### Goal
Repeat every entry word for word, skipping the pictures.
***** Supplied records *****
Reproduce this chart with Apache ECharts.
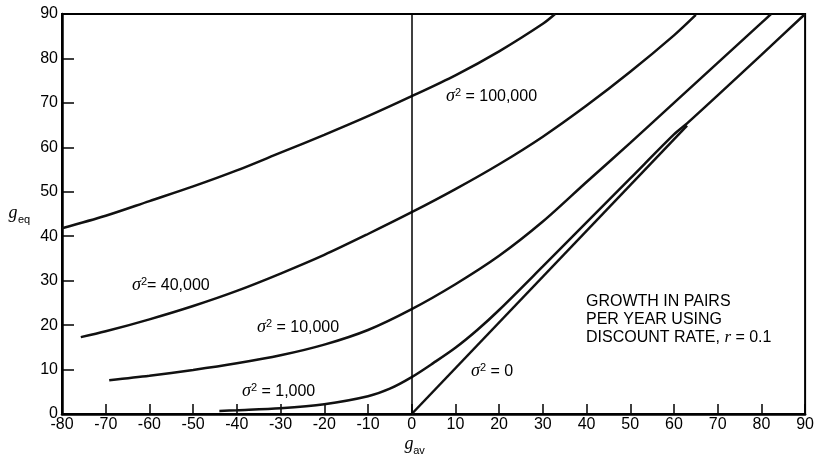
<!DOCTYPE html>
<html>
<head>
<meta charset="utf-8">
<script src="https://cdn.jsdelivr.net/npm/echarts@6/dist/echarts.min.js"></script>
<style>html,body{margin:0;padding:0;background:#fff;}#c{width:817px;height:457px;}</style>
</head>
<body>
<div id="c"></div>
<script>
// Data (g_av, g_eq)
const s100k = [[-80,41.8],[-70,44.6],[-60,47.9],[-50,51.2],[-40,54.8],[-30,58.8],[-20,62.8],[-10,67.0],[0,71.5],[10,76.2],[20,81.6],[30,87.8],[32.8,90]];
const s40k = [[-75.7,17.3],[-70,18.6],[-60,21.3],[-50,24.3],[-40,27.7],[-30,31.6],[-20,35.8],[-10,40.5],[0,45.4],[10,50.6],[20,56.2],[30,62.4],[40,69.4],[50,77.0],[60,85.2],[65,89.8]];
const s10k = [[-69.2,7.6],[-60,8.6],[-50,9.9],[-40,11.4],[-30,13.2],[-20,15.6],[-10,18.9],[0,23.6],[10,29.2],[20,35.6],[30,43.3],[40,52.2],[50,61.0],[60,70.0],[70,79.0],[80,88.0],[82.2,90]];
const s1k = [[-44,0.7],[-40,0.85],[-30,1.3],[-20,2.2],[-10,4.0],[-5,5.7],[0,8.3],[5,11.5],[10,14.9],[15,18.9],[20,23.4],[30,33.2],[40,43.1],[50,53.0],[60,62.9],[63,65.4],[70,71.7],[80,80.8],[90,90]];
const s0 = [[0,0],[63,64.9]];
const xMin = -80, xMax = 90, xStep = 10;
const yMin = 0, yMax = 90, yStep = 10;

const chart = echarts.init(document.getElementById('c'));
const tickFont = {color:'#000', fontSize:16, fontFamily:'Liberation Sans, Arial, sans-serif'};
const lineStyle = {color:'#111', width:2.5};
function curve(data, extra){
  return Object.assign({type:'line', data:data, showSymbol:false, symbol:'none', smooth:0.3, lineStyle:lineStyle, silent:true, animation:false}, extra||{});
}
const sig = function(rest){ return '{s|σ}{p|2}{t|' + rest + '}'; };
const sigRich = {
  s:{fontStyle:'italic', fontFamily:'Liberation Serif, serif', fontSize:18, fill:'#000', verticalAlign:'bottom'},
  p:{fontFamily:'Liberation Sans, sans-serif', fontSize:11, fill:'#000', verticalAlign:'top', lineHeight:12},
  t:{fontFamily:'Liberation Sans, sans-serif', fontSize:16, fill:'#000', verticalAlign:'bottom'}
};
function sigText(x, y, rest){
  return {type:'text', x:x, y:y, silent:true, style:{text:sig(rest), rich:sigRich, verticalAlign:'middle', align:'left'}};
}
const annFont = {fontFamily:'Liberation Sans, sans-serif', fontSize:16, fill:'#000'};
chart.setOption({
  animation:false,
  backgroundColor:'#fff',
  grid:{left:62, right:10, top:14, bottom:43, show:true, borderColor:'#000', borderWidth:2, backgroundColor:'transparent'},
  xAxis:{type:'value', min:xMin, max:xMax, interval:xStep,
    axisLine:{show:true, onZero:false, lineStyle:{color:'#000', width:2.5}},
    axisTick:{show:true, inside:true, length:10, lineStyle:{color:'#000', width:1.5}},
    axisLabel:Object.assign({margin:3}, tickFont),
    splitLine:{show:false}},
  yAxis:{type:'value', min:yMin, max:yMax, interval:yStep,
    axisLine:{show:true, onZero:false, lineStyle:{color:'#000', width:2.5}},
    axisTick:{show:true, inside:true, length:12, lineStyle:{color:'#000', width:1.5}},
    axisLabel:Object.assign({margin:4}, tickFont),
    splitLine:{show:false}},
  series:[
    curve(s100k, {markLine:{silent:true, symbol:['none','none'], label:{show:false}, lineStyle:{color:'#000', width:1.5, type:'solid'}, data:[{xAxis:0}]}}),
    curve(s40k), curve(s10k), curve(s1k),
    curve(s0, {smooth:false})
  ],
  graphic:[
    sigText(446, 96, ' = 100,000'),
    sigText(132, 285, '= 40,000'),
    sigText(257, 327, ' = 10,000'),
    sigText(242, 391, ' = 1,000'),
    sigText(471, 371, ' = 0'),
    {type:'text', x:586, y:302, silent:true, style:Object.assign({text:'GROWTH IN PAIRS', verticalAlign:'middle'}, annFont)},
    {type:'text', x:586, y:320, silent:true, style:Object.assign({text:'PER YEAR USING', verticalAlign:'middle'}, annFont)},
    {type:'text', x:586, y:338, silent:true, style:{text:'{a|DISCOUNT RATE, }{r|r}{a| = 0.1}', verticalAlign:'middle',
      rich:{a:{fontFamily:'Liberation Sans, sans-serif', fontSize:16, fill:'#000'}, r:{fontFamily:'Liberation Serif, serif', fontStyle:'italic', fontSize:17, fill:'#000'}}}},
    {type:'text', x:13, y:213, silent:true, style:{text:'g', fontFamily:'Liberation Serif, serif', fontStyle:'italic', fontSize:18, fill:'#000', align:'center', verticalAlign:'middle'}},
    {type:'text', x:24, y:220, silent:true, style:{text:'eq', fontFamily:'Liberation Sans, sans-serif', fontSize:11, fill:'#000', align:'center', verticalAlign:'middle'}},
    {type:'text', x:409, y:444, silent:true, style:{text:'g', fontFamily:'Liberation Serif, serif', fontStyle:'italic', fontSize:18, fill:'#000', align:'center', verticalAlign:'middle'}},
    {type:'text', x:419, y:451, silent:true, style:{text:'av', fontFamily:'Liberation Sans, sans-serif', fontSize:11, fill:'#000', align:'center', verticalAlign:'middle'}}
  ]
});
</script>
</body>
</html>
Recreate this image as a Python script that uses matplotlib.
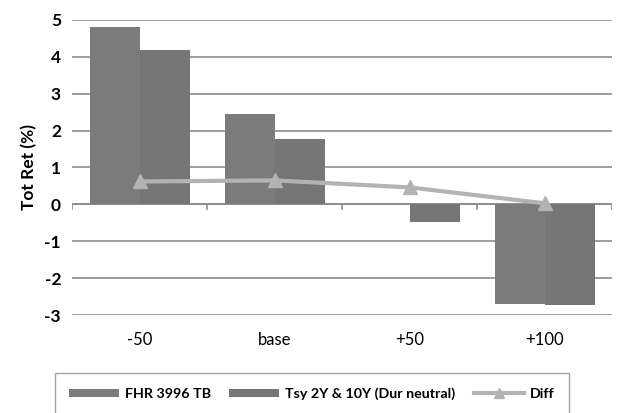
*****
### Finished answer
Reproduce this chart with Apache ECharts.
<!DOCTYPE html>
<html>
<head>
<meta charset="utf-8">
<script src="https://cdn.jsdelivr.net/npm/echarts@6/dist/echarts.min.js"></script>
<style>html,body{margin:0;padding:0;background:#fff;}#c{width:817px;height:457px;}</style>
</head>
<body>
<div id="c"></div>
<script>
// Data (g_av, g_eq)
const s100k = [[-80,41.8],[-70,44.6],[-60,47.9],[-50,51.2],[-40,54.8],[-30,58.8],[-20,62.8],[-10,67.0],[0,71.5],[10,76.2],[20,81.6],[30,87.8],[32.8,90]];
const s40k = [[-75.7,17.3],[-70,18.6],[-60,21.3],[-50,24.3],[-40,27.7],[-30,31.6],[-20,35.8],[-10,40.5],[0,45.4],[10,50.6],[20,56.2],[30,62.4],[40,69.4],[50,77.0],[60,85.2],[65,89.8]];
const s10k = [[-69.2,7.6],[-60,8.6],[-50,9.9],[-40,11.4],[-30,13.2],[-20,15.6],[-10,18.9],[0,23.6],[10,29.2],[20,35.6],[30,43.3],[40,52.2],[50,61.0],[60,70.0],[70,79.0],[80,88.0],[82.2,90]];
const s1k = [[-44,0.7],[-40,0.85],[-30,1.3],[-20,2.2],[-10,4.0],[-5,5.7],[0,8.3],[5,11.5],[10,14.9],[15,18.9],[20,23.4],[30,33.2],[40,43.1],[50,53.0],[60,62.9],[63,65.4],[70,71.7],[80,80.8],[90,90]];
const s0 = [[0,0],[63,64.9]];
const xMin = -80, xMax = 90, xStep = 10;
const yMin = 0, yMax = 90, yStep = 10;

const chart = echarts.init(document.getElementById('c'));
const tickFont = {color:'#000', fontSize:16, fontFamily:'Liberation Sans, Arial, sans-serif'};
const lineStyle = {color:'#111', width:2.5};
function curve(data, extra){
  return Object.assign({type:'line', data:data, showSymbol:false, symbol:'none', smooth:0.3, lineStyle:lineStyle, silent:true, animation:false}, extra||{});
}
const sig = function(rest){ return '{s|σ}{p|2}{t|' + rest + '}'; };
const sigRich = {
  s:{fontStyle:'italic', fontFamily:'Liberation Serif, serif', fontSize:18, fill:'#000', verticalAlign:'bottom'},
  p:{fontFamily:'Liberation Sans, sans-serif', fontSize:11, fill:'#000', verticalAlign:'top', lineHeight:12},
  t:{fontFamily:'Liberation Sans, sans-serif', fontSize:16, fill:'#000', verticalAlign:'bottom'}
};
function sigText(x, y, rest){
  return {type:'text', x:x, y:y, silent:true, style:{text:sig(rest), rich:sigRich, verticalAlign:'middle', align:'left'}};
}
const annFont = {fontFamily:'Liberation Sans, sans-serif', fontSize:16, fill:'#000'};
chart.setOption({
  animation:false,
  backgroundColor:'#fff',
  grid:{left:62, right:10, top:14, bottom:43, show:true, borderColor:'#000', borderWidth:2, backgroundColor:'transparent'},
  xAxis:{type:'value', min:xMin, max:xMax, interval:xStep,
    axisLine:{show:true, onZero:false, lineStyle:{color:'#000', width:2.5}},
    axisTick:{show:true, inside:true, length:10, lineStyle:{color:'#000', width:1.5}},
    axisLabel:Object.assign({margin:3}, tickFont),
    splitLine:{show:false}},
  yAxis:{type:'value', min:yMin, max:yMax, interval:yStep,
    axisLine:{show:true, onZero:false, lineStyle:{color:'#000', width:2.5}},
    axisTick:{show:true, inside:true, length:12, lineStyle:{color:'#000', width:1.5}},
    axisLabel:Object.assign({margin:4}, tickFont),
    splitLine:{show:false}},
  series:[
    curve(s100k, {markLine:{silent:true, symbol:['none','none'], label:{show:false}, lineStyle:{color:'#000', width:1.5, type:'solid'}, data:[{xAxis:0}]}}),
    curve(s40k), curve(s10k), curve(s1k),
    curve(s0, {smooth:false})
  ],
  graphic:[
    sigText(446, 96, ' = 100,000'),
    sigText(132, 285, '= 40,000'),
    sigText(257, 327, ' = 10,000'),
    sigText(242, 391, ' = 1,000'),
    sigText(471, 371, ' = 0'),
    {type:'text', x:586, y:302, silent:true, style:Object.assign({text:'GROWTH IN PAIRS', verticalAlign:'middle'}, annFont)},
    {type:'text', x:586, y:320, silent:true, style:Object.assign({text:'PER YEAR USING', verticalAlign:'middle'}, annFont)},
    {type:'text', x:586, y:338, silent:true, style:{text:'{a|DISCOUNT RATE, }{r|r}{a| = 0.1}', verticalAlign:'middle',
      rich:{a:{fontFamily:'Liberation Sans, sans-serif', fontSize:16, fill:'#000'}, r:{fontFamily:'Liberation Serif, serif', fontStyle:'italic', fontSize:17, fill:'#000'}}}},
    {type:'text', x:13, y:213, silent:true, style:{text:'g', fontFamily:'Liberation Serif, serif', fontStyle:'italic', fontSize:18, fill:'#000', align:'center', verticalAlign:'middle'}},
    {type:'text', x:24, y:220, silent:true, style:{text:'eq', fontFamily:'Liberation Sans, sans-serif', fontSize:11, fill:'#000', align:'center', verticalAlign:'middle'}},
    {type:'text', x:409, y:444, silent:true, style:{text:'g', fontFamily:'Liberation Serif, serif', fontStyle:'italic', fontSize:18, fill:'#000', align:'center', verticalAlign:'middle'}},
    {type:'text', x:419, y:451, silent:true, style:{text:'av', fontFamily:'Liberation Sans, sans-serif', fontSize:11, fill:'#000', align:'center', verticalAlign:'middle'}}
  ]
});
</script>
</body>
</html>
Recreate this image as a Python script that uses matplotlib.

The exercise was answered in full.